**DATA SHOWN:**
──────
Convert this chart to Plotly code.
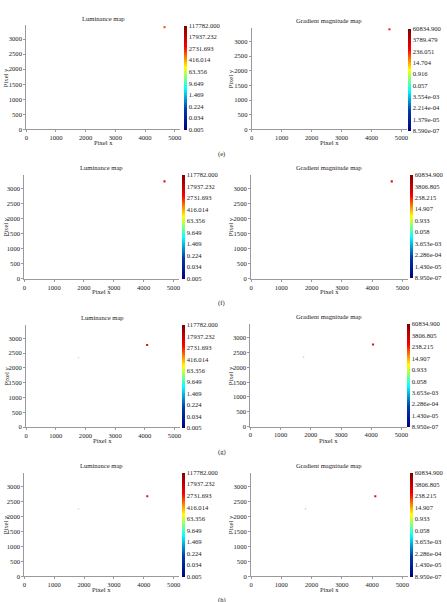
import numpy as np
import plotly.graph_objects as go

W, H = 447, 602

# ---------------- data ----------------
panel_letters = ["(e)", "(f)", "(g)", "(h)"]

lum_cbar_labels = ["117782.000", "17937.232", "2731.693", "416.014", "63.356",
                   "9.649", "1.469", "0.224", "0.034", "0.005"]
grad_cbar_labels_r1 = ["60834.900", "3789.479", "236.051", "14.704", "0.916",
                       "0.057", "3.554e-03", "2.214e-04", "1.379e-05", "8.590e-07"]
grad_cbar_labels_r234 = ["60834.900", "3806.805", "238.215", "14.907", "0.933",
                         "0.058", "3.653e-03", "2.286e-04", "1.430e-05", "8.950e-07"]

x_ticks = [0, 1000, 2000, 3000, 4000, 5000]
y_ticks = [0, 500, 1000, 1500, 2000, 2500, 3000]
img_w, img_h = 5184, 3456

# non-empty pixels (x, y, value) per panel
lum_r1_x, lum_r1_y, lum_r1_v = [4657], [3397], [1500.0]
grad_r1_x, grad_r1_y, grad_r1_v = [4600], [3420], [3000.0]
lum_r2_x, lum_r2_y, lum_r2_v = [4700], [3232], [9000.0]
grad_r2_x, grad_r2_y, grad_r2_v = [4650], [3232], [3000.0]
lum_r3_x, lum_r3_y, lum_r3_v = [4080, 1765], [2775, 2350], [9000.0, 600.0]
grad_r3_x, grad_r3_y, grad_r3_v = [4060, 1760], [2775, 2350], [3000.0, 80.0]
lum_r4_x, lum_r4_y, lum_r4_v = [4115, 1815], [2669, 2252], [9000.0, 600.0]
grad_r4_x, grad_r4_y, grad_r4_v = [4106, 1801], [2669, 2252], [3000.0, 80.0]

# ---------------- layout boxes (pixels) ----------------
# x0, x1, ytop, ybot, cbar_x0, cbar_top, cbar_bot, title_y, xlabel_y, ylabel_x
boxes = [
    (24.5, 179.8, 25.5, 130.0, 183.3, 25.7, 130.0, 19.0, 143.4, 3.8),
    (252.0, 408.6, 28.3, 130.0, 409.3, 29.0, 130.7, 20.7, 143.4, 230.8),
    (22.5, 178.5, 175.5, 280.0, 182.0, 175.7, 279.3, 168.3, 293.4, 3.8),
    (251.3, 409.6, 175.5, 280.0, 411.3, 175.7, 279.0, 168.3, 293.4, 230.8),
    (24.3, 179.5, 326.5, 429.3, 182.0, 326.7, 429.3, 319.3, 442.4, 3.8),
    (250.7, 408.6, 326.0, 428.7, 409.0, 325.7, 429.0, 318.3, 442.4, 230.8),
    (22.5, 178.8, 475.0, 579.3, 182.0, 475.0, 579.3, 467.7, 592.6, 3.8),
    (251.3, 409.6, 475.0, 579.3, 411.3, 475.0, 579.3, 467.7, 592.6, 230.8),
]
letter_pos = [(221.5, 155.0), (221.5, 304.5), (221.5, 454.5), (221.5, 603.5)]

panels = [
    ("Luminance map", lum_r1_x, lum_r1_y, lum_r1_v, lum_cbar_labels),
    ("Gradient magnitude map", grad_r1_x, grad_r1_y, grad_r1_v, grad_cbar_labels_r1),
    ("Luminance map", lum_r2_x, lum_r2_y, lum_r2_v, lum_cbar_labels),
    ("Gradient magnitude map", grad_r2_x, grad_r2_y, grad_r2_v, grad_cbar_labels_r234),
    ("Luminance map", lum_r3_x, lum_r3_y, lum_r3_v, lum_cbar_labels),
    ("Gradient magnitude map", grad_r3_x, grad_r3_y, grad_r3_v, grad_cbar_labels_r234),
    ("Luminance map", lum_r4_x, lum_r4_y, lum_r4_v, lum_cbar_labels),
    ("Gradient magnitude map", grad_r4_x, grad_r4_y, grad_r4_v, grad_cbar_labels_r234),
]

FONT = "Liberation Serif, Times New Roman, serif"
FS = 6.6
TXT = "#222222"
AX = "#9a9a9a"


def fx(px):
    return px / W


def fy(py):
    return 1 - py / H


fig = go.Figure()
annotations = []
layout_axes = {}

for i, (title, xs, ys, vs, cb_labels) in enumerate(panels):
    x0, x1, yt, yb, cbx, cbt, cbb, ty, xly, ylx = boxes[i]
    n = i + 1
    xa = "x" if n == 1 else f"x{n}"
    ya = "y" if n == 1 else f"y{n}"
    cb_vals = [float(np.log10(float(s))) for s in cb_labels]
    cmax, cmin = cb_vals[0], cb_vals[-1]
    sizes = [2.1 if j == 0 else 1.3 for j in range(len(xs))]
    fig.add_trace(go.Scatter(
        x=xs, y=ys, mode="markers", xaxis=xa, yaxis=ya,
        marker=dict(
            symbol="square", size=sizes, line=dict(width=0),
            opacity=[0.9 if j == 0 else 0.45 for j in range(len(xs))],
            color=np.log10(np.array(vs)), colorscale="Jet", cmin=cmin, cmax=cmax,
            showscale=True,
            colorbar=dict(
                x=fx(cbx), xanchor="left", xref="paper",
                y=fy(cbt), yanchor="top", yref="paper",
                len=cbb - cbt, lenmode="pixels",
                thickness=2.5, thicknessmode="pixels",
                xpad=0, ypad=0, outlinewidth=0,
                tickmode="array", tickvals=cb_vals, ticktext=cb_labels,
                ticks="", ticklen=0,
                tickfont=dict(family=FONT, size=FS, color=TXT),
            ),
        ),
        showlegend=False, hoverinfo="skip",
    ))
    axcommon = dict(showgrid=False, zeroline=False, showline=True, linecolor=AX,
                    linewidth=1, ticks="outside", ticklen=2, tickwidth=1,
                    tickcolor=AX, tickfont=dict(family=FONT, size=FS, color=TXT),
                    tickmode="array", fixedrange=True)
    layout_axes["xaxis" if n == 1 else f"xaxis{n}"] = dict(
        axcommon, domain=[fx(x0), fx(x1)], range=[0, img_w], tickvals=x_ticks,
        anchor=ya)
    layout_axes["yaxis" if n == 1 else f"yaxis{n}"] = dict(
        axcommon, domain=[fy(yb), fy(yt)], range=[0, img_h], tickvals=y_ticks,
        anchor=xa)
    annotations.append(dict(text=title, x=fx((x0 + x1) / 2), y=fy(ty),
                            xref="paper", yref="paper", showarrow=False,
                            xanchor="center", yanchor="middle",
                            font=dict(family=FONT, size=FS, color=TXT)))
    annotations.append(dict(text="Pixel x", x=fx((x0 + x1) / 2), y=fy(xly),
                            xref="paper", yref="paper", showarrow=False,
                            xanchor="center", yanchor="middle",
                            font=dict(family=FONT, size=FS, color=TXT)))
    annotations.append(dict(text="Pixel y", x=fx(ylx), y=fy((yt + yb) / 2),
                            xref="paper", yref="paper", showarrow=False,
                            xanchor="center", yanchor="middle", textangle=-90,
                            font=dict(family=FONT, size=FS, color=TXT)))

for lbl, (lx, ly) in zip(panel_letters, letter_pos):
    annotations.append(dict(text=lbl, x=fx(lx), y=fy(ly), xref="paper", yref="paper",
                            showarrow=False, xanchor="center", yanchor="middle",
                            font=dict(family=FONT, size=FS, color=TXT)))

fig.update_layout(
    width=W, height=H, margin=dict(l=0, r=0, t=0, b=0),
    paper_bgcolor="white", plot_bgcolor="white",
    annotations=annotations, **layout_axes,
)

fig.write_html("out.html", config={"displayModeBar": False})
──────
**WHAT YOU NEED TO DO:** Copy the listing word for word, excluding its pictures.

**EXPECTED ANSWER:**
Convert this chart to Plotly code.
import numpy as np
import plotly.graph_objects as go

W, H = 447, 602

# ---------------- data ----------------
panel_letters = ["(e)", "(f)", "(g)", "(h)"]

lum_cbar_labels = ["117782.000", "17937.232", "2731.693", "416.014", "63.356",
                   "9.649", "1.469", "0.224", "0.034", "0.005"]
grad_cbar_labels_r1 = ["60834.900", "3789.479", "236.051", "14.704", "0.916",
                       "0.057", "3.554e-03", "2.214e-04", "1.379e-05", "8.590e-07"]
grad_cbar_labels_r234 = ["60834.900", "3806.805", "238.215", "14.907", "0.933",
                         "0.058", "3.653e-03", "2.286e-04", "1.430e-05", "8.950e-07"]

x_ticks = [0, 1000, 2000, 3000, 4000, 5000]
y_ticks = [0, 500, 1000, 1500, 2000, 2500, 3000]
img_w, img_h = 5184, 3456

# non-empty pixels (x, y, value) per panel
lum_r1_x, lum_r1_y, lum_r1_v = [4657], [3397], [1500.0]
grad_r1_x, grad_r1_y, grad_r1_v = [4600], [3420], [3000.0]
lum_r2_x, lum_r2_y, lum_r2_v = [4700], [3232], [9000.0]
grad_r2_x, grad_r2_y, grad_r2_v = [4650], [3232], [3000.0]
lum_r3_x, lum_r3_y, lum_r3_v = [4080, 1765], [2775, 2350], [9000.0, 600.0]
grad_r3_x, grad_r3_y, grad_r3_v = [4060, 1760], [2775, 2350], [3000.0, 80.0]
lum_r4_x, lum_r4_y, lum_r4_v = [4115, 1815], [2669, 2252], [9000.0, 600.0]
grad_r4_x, grad_r4_y, grad_r4_v = [4106, 1801], [2669, 2252], [3000.0, 80.0]

# ---------------- layout boxes (pixels) ----------------
# x0, x1, ytop, ybot, cbar_x0, cbar_top, cbar_bot, title_y, xlabel_y, ylabel_x
boxes = [
    (24.5, 179.8, 25.5, 130.0, 183.3, 25.7, 130.0, 19.0, 143.4, 3.8),
    (252.0, 408.6, 28.3, 130.0, 409.3, 29.0, 130.7, 20.7, 143.4, 230.8),
    (22.5, 178.5, 175.5, 280.0, 182.0, 175.7, 279.3, 168.3, 293.4, 3.8),
    (251.3, 409.6, 175.5, 280.0, 411.3, 175.7, 279.0, 168.3, 293.4, 230.8),
    (24.3, 179.5, 326.5, 429.3, 182.0, 326.7, 429.3, 319.3, 442.4, 3.8),
    (250.7, 408.6, 326.0, 428.7, 409.0, 325.7, 429.0, 318.3, 442.4, 230.8),
    (22.5, 178.8, 475.0, 579.3, 182.0, 475.0, 579.3, 467.7, 592.6, 3.8),
    (251.3, 409.6, 475.0, 579.3, 411.3, 475.0, 579.3, 467.7, 592.6, 230.8),
]
letter_pos = [(221.5, 155.0), (221.5, 304.5), (221.5, 454.5), (221.5, 603.5)]

panels = [
    ("Luminance map", lum_r1_x, lum_r1_y, lum_r1_v, lum_cbar_labels),
    ("Gradient magnitude map", grad_r1_x, grad_r1_y, grad_r1_v, grad_cbar_labels_r1),
    ("Luminance map", lum_r2_x, lum_r2_y, lum_r2_v, lum_cbar_labels),
    ("Gradient magnitude map", grad_r2_x, grad_r2_y, grad_r2_v, grad_cbar_labels_r234),
    ("Luminance map", lum_r3_x, lum_r3_y, lum_r3_v, lum_cbar_labels),
    ("Gradient magnitude map", grad_r3_x, grad_r3_y, grad_r3_v, grad_cbar_labels_r234),
    ("Luminance map", lum_r4_x, lum_r4_y, lum_r4_v, lum_cbar_labels),
    ("Gradient magnitude map", grad_r4_x, grad_r4_y, grad_r4_v, grad_cbar_labels_r234),
]

FONT = "Liberation Serif, Times New Roman, serif"
FS = 6.6
TXT = "#222222"
AX = "#9a9a9a"


def fx(px):
    return px / W


def fy(py):
    return 1 - py / H


fig = go.Figure()
annotations = []
layout_axes = {}

for i, (title, xs, ys, vs, cb_labels) in enumerate(panels):
    x0, x1, yt, yb, cbx, cbt, cbb, ty, xly, ylx = boxes[i]
    n = i + 1
    xa = "x" if n == 1 else f"x{n}"
    ya = "y" if n == 1 else f"y{n}"
    cb_vals = [float(np.log10(float(s))) for s in cb_labels]
    cmax, cmin = cb_vals[0], cb_vals[-1]
    sizes = [2.1 if j == 0 else 1.3 for j in range(len(xs))]
    fig.add_trace(go.Scatter(
        x=xs, y=ys, mode="markers", xaxis=xa, yaxis=ya,
        marker=dict(
            symbol="square", size=sizes, line=dict(width=0),
            opacity=[0.9 if j == 0 else 0.45 for j in range(len(xs))],
            color=np.log10(np.array(vs)), colorscale="Jet", cmin=cmin, cmax=cmax,
            showscale=True,
            colorbar=dict(
                x=fx(cbx), xanchor="left", xref="paper",
                y=fy(cbt), yanchor="top", yref="paper",
                len=cbb - cbt, lenmode="pixels",
                thickness=2.5, thicknessmode="pixels",
                xpad=0, ypad=0, outlinewidth=0,
                tickmode="array", tickvals=cb_vals, ticktext=cb_labels,
                ticks="", ticklen=0,
                tickfont=dict(family=FONT, size=FS, color=TXT),
            ),
        ),
        showlegend=False, hoverinfo="skip",
    ))
    axcommon = dict(showgrid=False, zeroline=False, showline=True, linecolor=AX,
                    linewidth=1, ticks="outside", ticklen=2, tickwidth=1,
                    tickcolor=AX, tickfont=dict(family=FONT, size=FS, color=TXT),
                    tickmode="array", fixedrange=True)
    layout_axes["xaxis" if n == 1 else f"xaxis{n}"] = dict(
        axcommon, domain=[fx(x0), fx(x1)], range=[0, img_w], tickvals=x_ticks,
        anchor=ya)
    layout_axes["yaxis" if n == 1 else f"yaxis{n}"] = dict(
        axcommon, domain=[fy(yb), fy(yt)], range=[0, img_h], tickvals=y_ticks,
        anchor=xa)
    annotations.append(dict(text=title, x=fx((x0 + x1) / 2), y=fy(ty),
                            xref="paper", yref="paper", showarrow=False,
                            xanchor="center", yanchor="middle",
                            font=dict(family=FONT, size=FS, color=TXT)))
    annotations.append(dict(text="Pixel x", x=fx((x0 + x1) / 2), y=fy(xly),
                            xref="paper", yref="paper", showarrow=False,
                            xanchor="center", yanchor="middle",
                            font=dict(family=FONT, size=FS, color=TXT)))
    annotations.append(dict(text="Pixel y", x=fx(ylx), y=fy((yt + yb) / 2),
                            xref="paper", yref="paper", showarrow=False,
                            xanchor="center", yanchor="middle", textangle=-90,
                            font=dict(family=FONT, size=FS, color=TXT)))

for lbl, (lx, ly) in zip(panel_letters, letter_pos):
    annotations.append(dict(text=lbl, x=fx(lx), y=fy(ly), xref="paper", yref="paper",
                            showarrow=False, xanchor="center", yanchor="middle",
                            font=dict(family=FONT, size=FS, color=TXT)))

fig.update_layout(
    width=W, height=H, margin=dict(l=0, r=0, t=0, b=0),
    paper_bgcolor="white", plot_bgcolor="white",
    annotations=annotations, **layout_axes,
)

fig.write_html("out.html", config={"displayModeBar": False})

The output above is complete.